On February 9, a huge bomb exploded in London's dockland, marking the end of the "total cessation of all military activities" declared by the Provisional Irish Republican Army (IRA) at the end of August 1994. Northern Ireland was bad news once more.
We in Northern Ireland are locked together in destructive relationships that are shaped and expressed by ideologies that have a clear religious content and are themselves products of the long and bitter history of religious conflict. We "myth-understand" one another and our history in the light of these ideologies.
When the cease-fire was first declared, there were high hopes that a final end to our conflict was at hand. There was talk of peace dividends, economic revival, and as always in Ireland of money from America. It did not take long for things to begin to go wrong. Most of the problems revolved around the willingness of the British government, and more important the Northern Ireland Unionist parties, to trust the IRA. What they wanted was the IRA to say some words or make some gesture to the effect that violence was over, permanently.
With its roots in the tradition articulated by Patrick Pearse's oath, "That we will free our race from bondage, or that we will fall fighting hand to hand"-the IRA could do no such thing.
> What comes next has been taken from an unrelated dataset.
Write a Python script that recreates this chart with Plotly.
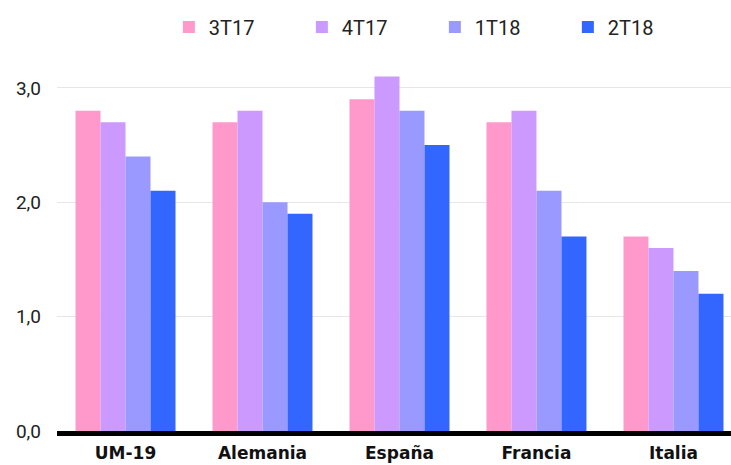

The Ulster Protestants, with their long tradition of mistrust of all things Irish and Catholic, could make no move to accommodate themselves to the olive branch on offer, flimsy and insubstantial as it might have been.
Our hearts are too possessed by our myths of redemptive violence
for us to give up their ways easily, too inured to the human and
economic costs. Even that bomb and the breakdown in the cease-fire
had more to do with the fact that our mutual misunderstanding
continues to enslave us than with the intransigence of the British
government. It is we, in our mutual mistrust, who will not sit
down to talk with one another.
THE GUN HAS BEEN in Irish politics since guns became common, and the gun has a way of becoming insidiously addictive. Like all addicts we are often reluctant to admit that we have a problem. Much simpler to blame someone or something else. And like all addicts we are at least familiar, if not at ease, with our addiction, familiar enough for any new situation to be seriously disorienting, even threatening.
I suspect that this is true even of those, like me, who have always, or mostly always, been uncomfortable with the more obvious forms of sectarianism. When push comes to shove we can identify our enemy, as much as any vigorous Unionist or Nationalist-we know what it is we are against. We are comfortable with that certitude, even if we are not too sure what it is that we are for.
The cease-fire, I rather suspect, disconcerted us as much as anyone else, and we spent much time in the last year on an agonizing search for new, post cease-fire meanings to our work and aspirations. I do not mean to be overly bleak, but I think it best to name this particular power that has us in its grip, in order that we may engage it, to use Walter Wink's language.
There are also signs of hope. When the troubles first began, there were absolutely no bridges across the divisions in our community. Few if any were doing cross-community work; indeed I doubt if many were even aware that such a thing might be necessary! As violence developed, any attempts to speak of peace and reconciliation were openly condemned as treason.
Today relationships have been formed where once there were none. There has been excellent, even daring, work done by the small contact groups that built these new relationships. The long patient years of this sort of work, the cease-fire, the hope it evoked, and the sheer frustration its ending engendered may shift our cultural paradigms. People may be about to move from seeing work for peace as betrayal to accepting it, even if only as a necessary evil.
There will of course always be those who oppose any step away from the old familiar traditions. No community is free from this. Tony de Mello wrote, "What you need is not security but the daring of the gambler; not solid ground to stand on but the dexterity of the swimmer."
Not long ago my wife Lyn and I stood with our children in a crowded town square. We stood like sheep before the shearers, in mute protest against violence, praying that there is enough of the swimmer and gambler in us to build a new world where we live. The afternoon was bright, almost mild. It might well have been spring, the time for new life and hope.
KEITH SCOTT is Church of Ireland (Anglican) rector of the Arclinis group of parishes in the glens of Antrim, Northern Ireland.